Request: From the very first line of the data to the line containing "const xTicks = [-10,-5,0,5,10];", retype everything exactly, leaving the pictures behind.

-- Start Provided data --

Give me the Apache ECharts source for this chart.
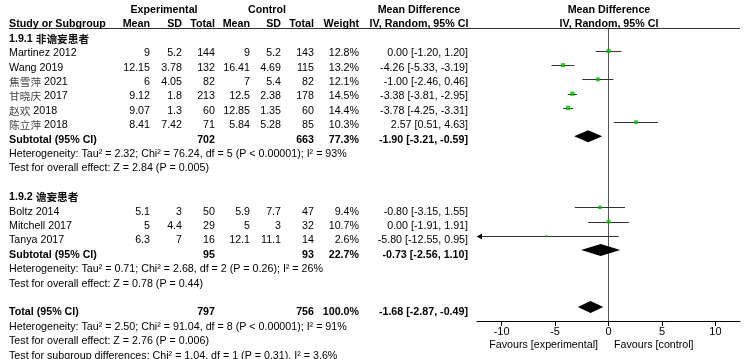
<!DOCTYPE html>
<html><head><meta charset="utf-8">
<script src="https://cdn.jsdelivr.net/npm/echarts@6/dist/echarts.min.js"></script>
<style>html,body{margin:0;padding:0;background:#fff}#c{width:749px;height:359px}</style>
</head><body><div id="c"></div><script>
// ---------- data ----------
const studies = ['Martinez 2012','Wang 2019','焦雪萍 2021','甘晓庆 2017','赵欢 2018','陈立萍 2018','Boltz 2014','Mitchell 2017','Tanya 2017'];
const studyRow = [3,4,5,6,7,8,14,15,16];
const expMean = [9,12.15,6,9.12,9.07,8.41,5.1,5,6.3];
const expSD   = [5.2,3.78,4.05,1.8,1.3,7.42,3,4.4,7];
const expN    = [144,132,82,213,60,71,50,29,16];
const ctlMean = [9,16.41,7,12.5,12.85,5.84,5.9,5,12.1];
const ctlSD   = [5.2,4.69,5.4,2.38,1.35,5.28,7.7,3,11.1];
const ctlN    = [143,115,82,178,60,85,47,32,14];
const weight  = [12.8,13.2,12.1,14.5,14.4,10.3,9.4,10.7,2.6];
const md      = [0.00,-4.26,-1.00,-3.38,-3.78,2.57,-0.80,0.00,-5.80];
const ciLo    = [-1.20,-5.33,-2.46,-3.81,-4.25,0.51,-3.15,-1.91,-12.55];
const ciHi    = [1.20,-3.19,0.46,-2.95,-3.31,4.63,1.55,1.91,0.95];

const poolNames = ['Subtotal (95% CI)','Subtotal (95% CI)','Total (95% CI)'];
const poolRow   = [9,17,21];
const poolExpN  = [702,95,797];
const poolCtlN  = [663,93,756];
const poolWt    = ['77.3%','22.7%','100.0%'];
const poolMd    = [-1.90,-0.73,-1.68];
const poolLo    = [-3.21,-2.56,-2.87];
const poolHi    = [-0.59,1.10,-0.49];

const groupTitles = ['1.9.1 非谵妄患者','1.9.2 谵妄患者'];
const groupRow = [2,13];
const notes = [
  'Heterogeneity: Tau² = 2.32; Chi² = 76.24, df = 5 (P < 0.00001); I² = 93%',
  'Test for overall effect: Z = 2.84 (P = 0.005)',
  'Heterogeneity: Tau² = 0.71; Chi² = 2.68, df = 2 (P = 0.26); I² = 26%',
  'Test for overall effect: Z = 0.78 (P = 0.44)',
  'Heterogeneity: Tau² = 2.50; Chi² = 91.04, df = 8 (P < 0.00001); I² = 91%',
  'Test for overall effect: Z = 2.76 (P = 0.006)',
  'Test for subgroup differences: Chi² = 1.04, df = 1 (P = 0.31), I² = 3.6%'
];
const noteRow = [10,11,18,19,22,23,24];
const xTicks = [-10,-5,0,5,10];

// ---------- layout ----------
const W = 749, H = 359;
const ROW0 = 8.33, ROWH = 14.22;      // marks: pixel y of row 0, row pitch
const TROW0 = 10, TROWH = 14.4;       // text: pixel y of row 0, row pitch
const FTOP = 28, FBOT = 321, FLEFT = 477, FRIGHT = 740;
const XMIN = -12.3, XMAX = 12.3;
const C = {label:9, eMean:150, eSD:182, eN:215, cMean:250, cSD:281, cN:314, wt:359, ci:468,
           expHead:164, ctlHead:267, mdHead:419, fHead:609};
const FONT = '"Liberation Sans", Arial, "Noto Sans CJK SC", sans-serif';
const FS = '10.7px ';

const texts = [];
function T(x, r, t, align, bold) { texts.push({x, r, t, align, bold}); }
const cn = s => s.replace(/[\u4e00-\u9fff]+/g, m => '{cn|' + m + '}');
const f2 = v => v.toFixed(2);

// header
T(C.expHead,0,'Experimental','center',true);
T(C.ctlHead,0,'Control','center',true);
T(C.mdHead,0,'Mean Difference','center',true);
T(C.fHead,0,'Mean Difference','center',true);
T(C.label,1,'Study or Subgroup','left',true);
T(C.eMean,1,'Mean','right',true); T(C.eSD,1,'SD','right',true); T(C.eN,1,'Total','right',true);
T(C.cMean,1,'Mean','right',true); T(C.cSD,1,'SD','right',true); T(C.cN,1,'Total','right',true);
T(C.wt,1,'Weight','right',true);
T(C.mdHead,1,'IV, Random, 95% CI','center',true);
T(C.fHead,1,'IV, Random, 95% CI','center',true);
groupTitles.forEach((g,i)=>T(C.label,groupRow[i],cn(g),'left',true));
studies.forEach((s,i)=>{
  const r = studyRow[i];
  T(C.label,r,cn(s),'left',false);
  T(C.eMean,r,String(expMean[i]),'right',false);
  T(C.eSD,r,String(expSD[i]),'right',false);
  T(C.eN,r,String(expN[i]),'right',false);
  T(C.cMean,r,String(ctlMean[i]),'right',false);
  T(C.cSD,r,String(ctlSD[i]),'right',false);
  T(C.cN,r,String(ctlN[i]),'right',false);
  T(C.wt,r,weight[i].toFixed(1)+'%','right',false);
  T(C.ci,r,f2(md[i])+' ['+f2(ciLo[i])+', '+f2(ciHi[i])+']','right',false);
});
poolNames.forEach((s,i)=>{
  const r = poolRow[i];
  T(C.label,r,s,'left',true);
  T(C.eN,r,String(poolExpN[i]),'right',true);
  T(C.cN,r,String(poolCtlN[i]),'right',true);
  T(C.wt,r,poolWt[i],'right',true);
  T(C.ci,r,f2(poolMd[i])+' ['+f2(poolLo[i])+', '+f2(poolHi[i])+']','right',true);
});
notes.forEach((s,i)=>T(C.label,noteRow[i],s,'left',false));
T(598,(345-TROW0)/TROWH,'Favours [experimental]','right',false);
T(614,(345-TROW0)/TROWH,'Favours [control]','left',false);

const chart = echarts.init(document.getElementById('c'), null, {renderer:'canvas'});
chart.setOption({
  animation:false,
  backgroundColor:'#fff',
  grid:[
    {left:0, top:0, width:W, height:H},
    {left:FLEFT, top:FTOP, width:FRIGHT-FLEFT, height:FBOT-FTOP}
  ],
  xAxis:[
    {gridIndex:0, type:'value', min:0, max:W, show:false},
    {gridIndex:1, type:'value', min:XMIN, max:XMAX,
     axisLine:{show:true, onZero:false, lineStyle:{color:'#000', width:1}},
     axisTick:{show:true, customValues:xTicks, length:5, lineStyle:{color:'#000'}},
     axisLabel:{show:true, customValues:xTicks, color:'#000', fontSize:11, fontFamily:FONT, margin:5},
     splitLine:{show:false}}
  ],
  yAxis:[
    {gridIndex:0, type:'value', inverse:true, min:-TROW0/TROWH, max:(H-TROW0)/TROWH, show:false},
    {gridIndex:1, type:'value', inverse:true, min:(FTOP-ROW0)/ROWH, max:(FBOT-ROW0)/ROWH,
     axisLine:{show:true, onZero:true, lineStyle:{color:'#555', width:1}},
     axisTick:{show:false}, axisLabel:{show:false}, splitLine:{show:false}}
  ],
  series:[
    { // header rule
      type:'custom', xAxisIndex:1, yAxisIndex:1, clip:false, silent:true,
      data:[[0, (FTOP-ROW0)/ROWH]],
      renderItem:(params, api)=>{
        const q = api.coord([XMAX, api.value(1)]);
        const y = Math.round(q[1]) + 0.5;
        return {type:'line', shape:{x1:C.label, y1:y, x2:q[0], y2:y}, style:{stroke:'#333', lineWidth:1}};
      }
    },
    { // table text
      type:'custom', xAxisIndex:0, yAxisIndex:0, clip:false, silent:true, z:5,
      data:texts.map(t=>[t.x, t.r]),
      renderItem:(params, api)=>{
        const it = texts[params.dataIndex];
        const p = api.coord([api.value(0), api.value(1)]);
        const font = (it.bold ? 'bold ' : '') + FS + FONT;
        return {type:'text', x:p[0], y:p[1],
          style:{text:it.t, align:it.align, verticalAlign:'middle', font:font, fill:'#000',
            rich:{cn:{font:(it.bold?'bold ':'')+FS+'"Noto Sans CJK SC", sans-serif', fill:it.bold?'#111':'#444'}}}};
      }
    },
    { // CI lines
      type:'custom', xAxisIndex:1, yAxisIndex:1, clip:false, silent:true, z:3,
      data:studies.map((s,i)=>[ciLo[i], ciHi[i], studyRow[i]]),
      renderItem:(params, api)=>{
        const lo = api.value(0), hi = api.value(1), r = api.value(2);
        const p1 = api.coord([Math.max(lo, XMIN), r]);
        const p2 = api.coord([Math.min(hi, XMAX), r]);
        const y = Math.round(p1[1]) + 0.5;
        const ch = [{type:'line', shape:{x1:p1[0], y1:y, x2:p2[0], y2:y}, style:{stroke:'#333', lineWidth:1}}];
        if (lo < XMIN) ch.push({type:'polygon', shape:{points:[[p1[0],y],[p1[0]+5,y-3],[p1[0]+5,y+3]]}, style:{fill:'#000'}});
        if (hi > XMAX) ch.push({type:'polygon', shape:{points:[[p2[0],y],[p2[0]-5,y-3],[p2[0]-5,y+3]]}, style:{fill:'#000'}});
        return {type:'group', children:ch};
      }
    },
    { // study squares
      type:'scatter', xAxisIndex:1, yAxisIndex:1, symbol:'rect', z:4, silent:true,
      data:studies.map((s,i)=>[md[i], studyRow[i], weight[i]]),
      symbolSize:(v)=>1.15*Math.sqrt(v[2]),
      itemStyle:{color:'#00c000'}
    },
    { // pooled diamonds
      type:'custom', xAxisIndex:1, yAxisIndex:1, clip:false, silent:true, z:4,
      data:poolNames.map((s,i)=>[poolLo[i], poolMd[i], poolHi[i], poolRow[i]]),
      renderItem:(params, api)=>{
        const r = api.value(3);
        const a = api.coord([api.value(0), r]);
        const m = api.coord([api.value(1), r]);
        const b = api.coord([api.value(2), r]);
        const h = 6;
        return {type:'polygon', shape:{points:[[a[0],a[1]],[m[0],m[1]-h],[b[0],b[1]],[m[0],m[1]+h]]}, style:{fill:'#000'}};
      }
    }
  ]
});
</script></body></html>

-- End Provided data --

Result of this task:
Give me the Apache ECharts source for this chart.
<!DOCTYPE html>
<html><head><meta charset="utf-8">
<script src="https://cdn.jsdelivr.net/npm/echarts@6/dist/echarts.min.js"></script>
<style>html,body{margin:0;padding:0;background:#fff}#c{width:749px;height:359px}</style>
</head><body><div id="c"></div><script>
// ---------- data ----------
const studies = ['Martinez 2012','Wang 2019','焦雪萍 2021','甘晓庆 2017','赵欢 2018','陈立萍 2018','Boltz 2014','Mitchell 2017','Tanya 2017'];
const studyRow = [3,4,5,6,7,8,14,15,16];
const expMean = [9,12.15,6,9.12,9.07,8.41,5.1,5,6.3];
const expSD   = [5.2,3.78,4.05,1.8,1.3,7.42,3,4.4,7];
const expN    = [144,132,82,213,60,71,50,29,16];
const ctlMean = [9,16.41,7,12.5,12.85,5.84,5.9,5,12.1];
const ctlSD   = [5.2,4.69,5.4,2.38,1.35,5.28,7.7,3,11.1];
const ctlN    = [143,115,82,178,60,85,47,32,14];
const weight  = [12.8,13.2,12.1,14.5,14.4,10.3,9.4,10.7,2.6];
const md      = [0.00,-4.26,-1.00,-3.38,-3.78,2.57,-0.80,0.00,-5.80];
const ciLo    = [-1.20,-5.33,-2.46,-3.81,-4.25,0.51,-3.15,-1.91,-12.55];
const ciHi    = [1.20,-3.19,0.46,-2.95,-3.31,4.63,1.55,1.91,0.95];

const poolNames = ['Subtotal (95% CI)','Subtotal (95% CI)','Total (95% CI)'];
const poolRow   = [9,17,21];
const poolExpN  = [702,95,797];
const poolCtlN  = [663,93,756];
const poolWt    = ['77.3%','22.7%','100.0%'];
const poolMd    = [-1.90,-0.73,-1.68];
const poolLo    = [-3.21,-2.56,-2.87];
const poolHi    = [-0.59,1.10,-0.49];

const groupTitles = ['1.9.1 非谵妄患者','1.9.2 谵妄患者'];
const groupRow = [2,13];
const notes = [
  'Heterogeneity: Tau² = 2.32; Chi² = 76.24, df = 5 (P < 0.00001); I² = 93%',
  'Test for overall effect: Z = 2.84 (P = 0.005)',
  'Heterogeneity: Tau² = 0.71; Chi² = 2.68, df = 2 (P = 0.26); I² = 26%',
  'Test for overall effect: Z = 0.78 (P = 0.44)',
  'Heterogeneity: Tau² = 2.50; Chi² = 91.04, df = 8 (P < 0.00001); I² = 91%',
  'Test for overall effect: Z = 2.76 (P = 0.006)',
  'Test for subgroup differences: Chi² = 1.04, df = 1 (P = 0.31), I² = 3.6%'
];
const noteRow = [10,11,18,19,22,23,24];
const xTicks = [-10,-5,0,5,10];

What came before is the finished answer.